I read Sherman Alexie’s The Absolutely True Diary of a Part-Time Indian in three sittings and probably three hours. It is a FAST read. Fast enough that when I reached the end I thought I couldn’t possibly be finished. Not that the ending wasn’t satisfying, because it was. But there was something that felt incomplete to me. I liked how it ended, but I wanted more.
In fact, I felt that way about the book overall. I wanted a little something more than what I got. I frequently felt like I was missing something. Sometimes it was details that seemed to be eluding me. Sometimes it felt like I was making huge leaps in time without anything in between. At the end of the book I was pleased, but also felt like so many areas were left open. All the plot points weren’t tied up in a neat little bow.

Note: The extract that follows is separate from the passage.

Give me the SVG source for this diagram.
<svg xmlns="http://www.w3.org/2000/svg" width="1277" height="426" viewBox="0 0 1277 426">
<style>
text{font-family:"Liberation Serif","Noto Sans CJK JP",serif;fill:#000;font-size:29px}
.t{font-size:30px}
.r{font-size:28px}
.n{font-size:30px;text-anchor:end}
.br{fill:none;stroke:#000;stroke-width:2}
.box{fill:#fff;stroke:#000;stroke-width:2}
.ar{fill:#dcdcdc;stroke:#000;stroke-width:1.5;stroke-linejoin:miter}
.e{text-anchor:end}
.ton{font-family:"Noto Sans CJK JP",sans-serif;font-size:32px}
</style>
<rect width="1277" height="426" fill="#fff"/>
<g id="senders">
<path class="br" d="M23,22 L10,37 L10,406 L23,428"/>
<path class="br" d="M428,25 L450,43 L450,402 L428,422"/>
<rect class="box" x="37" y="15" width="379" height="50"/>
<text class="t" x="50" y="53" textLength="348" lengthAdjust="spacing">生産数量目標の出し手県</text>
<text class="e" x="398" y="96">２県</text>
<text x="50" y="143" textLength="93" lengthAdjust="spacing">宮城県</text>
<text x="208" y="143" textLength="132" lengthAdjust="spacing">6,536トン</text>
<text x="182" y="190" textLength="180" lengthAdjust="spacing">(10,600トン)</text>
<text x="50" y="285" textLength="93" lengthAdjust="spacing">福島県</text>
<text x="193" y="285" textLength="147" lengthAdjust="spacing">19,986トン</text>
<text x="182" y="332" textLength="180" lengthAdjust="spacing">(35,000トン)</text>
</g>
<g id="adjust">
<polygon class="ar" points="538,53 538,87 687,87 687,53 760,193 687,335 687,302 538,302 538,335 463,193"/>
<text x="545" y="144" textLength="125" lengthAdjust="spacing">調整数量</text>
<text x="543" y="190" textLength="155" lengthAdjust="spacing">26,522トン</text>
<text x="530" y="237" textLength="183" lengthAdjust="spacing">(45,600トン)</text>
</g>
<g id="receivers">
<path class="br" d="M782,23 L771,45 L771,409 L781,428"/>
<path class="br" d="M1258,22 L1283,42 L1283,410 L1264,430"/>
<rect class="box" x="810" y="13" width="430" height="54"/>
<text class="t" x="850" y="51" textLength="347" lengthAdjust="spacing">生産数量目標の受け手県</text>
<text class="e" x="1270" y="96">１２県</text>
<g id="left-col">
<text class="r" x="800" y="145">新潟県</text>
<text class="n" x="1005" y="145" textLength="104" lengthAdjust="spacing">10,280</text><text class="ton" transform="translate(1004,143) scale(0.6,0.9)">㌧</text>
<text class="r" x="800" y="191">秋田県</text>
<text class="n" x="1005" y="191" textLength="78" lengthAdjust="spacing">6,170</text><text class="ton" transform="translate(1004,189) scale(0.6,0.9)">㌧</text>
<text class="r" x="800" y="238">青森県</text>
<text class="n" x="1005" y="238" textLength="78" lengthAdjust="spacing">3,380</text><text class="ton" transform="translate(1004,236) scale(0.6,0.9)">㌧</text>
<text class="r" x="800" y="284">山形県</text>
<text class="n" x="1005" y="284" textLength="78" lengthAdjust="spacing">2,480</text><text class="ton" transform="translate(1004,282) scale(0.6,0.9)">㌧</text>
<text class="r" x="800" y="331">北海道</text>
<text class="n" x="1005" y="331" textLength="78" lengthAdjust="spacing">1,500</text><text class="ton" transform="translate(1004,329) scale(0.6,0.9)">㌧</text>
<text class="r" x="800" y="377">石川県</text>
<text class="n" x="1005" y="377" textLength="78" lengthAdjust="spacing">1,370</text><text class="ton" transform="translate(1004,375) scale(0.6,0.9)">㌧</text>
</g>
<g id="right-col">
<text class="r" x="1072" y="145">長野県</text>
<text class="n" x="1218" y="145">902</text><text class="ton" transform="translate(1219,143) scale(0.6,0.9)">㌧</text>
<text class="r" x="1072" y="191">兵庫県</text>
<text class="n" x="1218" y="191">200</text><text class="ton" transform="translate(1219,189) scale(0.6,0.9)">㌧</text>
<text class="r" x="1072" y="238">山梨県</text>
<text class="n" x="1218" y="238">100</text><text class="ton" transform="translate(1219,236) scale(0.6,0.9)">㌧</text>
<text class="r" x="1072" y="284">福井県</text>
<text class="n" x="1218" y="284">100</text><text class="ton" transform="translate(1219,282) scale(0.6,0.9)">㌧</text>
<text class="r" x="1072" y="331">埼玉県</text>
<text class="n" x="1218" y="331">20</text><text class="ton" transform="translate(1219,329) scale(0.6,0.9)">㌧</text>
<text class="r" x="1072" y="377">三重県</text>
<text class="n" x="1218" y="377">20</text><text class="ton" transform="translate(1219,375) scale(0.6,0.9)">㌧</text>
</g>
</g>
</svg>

And then I thought about the title again. The Absolutely True DIARY of a Part-Time Indian. And then I thought about who was writing this diary (a high school freshman boy). And then, I realized the brilliance of this book. My frustrations with the narrative, with seeming plot holes and lack of details, they exist because Alexie so perfectly wrote this novel from the perspective of Arnold/Junior.
So in the end, I really liked the book. Did I love it? No, but not because it wasn’t great. I think if I was in the target audience, I would’ve capital-L LOVED it. Instead, I just enjoyed it and plan on recommending it to everyone I know looking for books for their teenagers.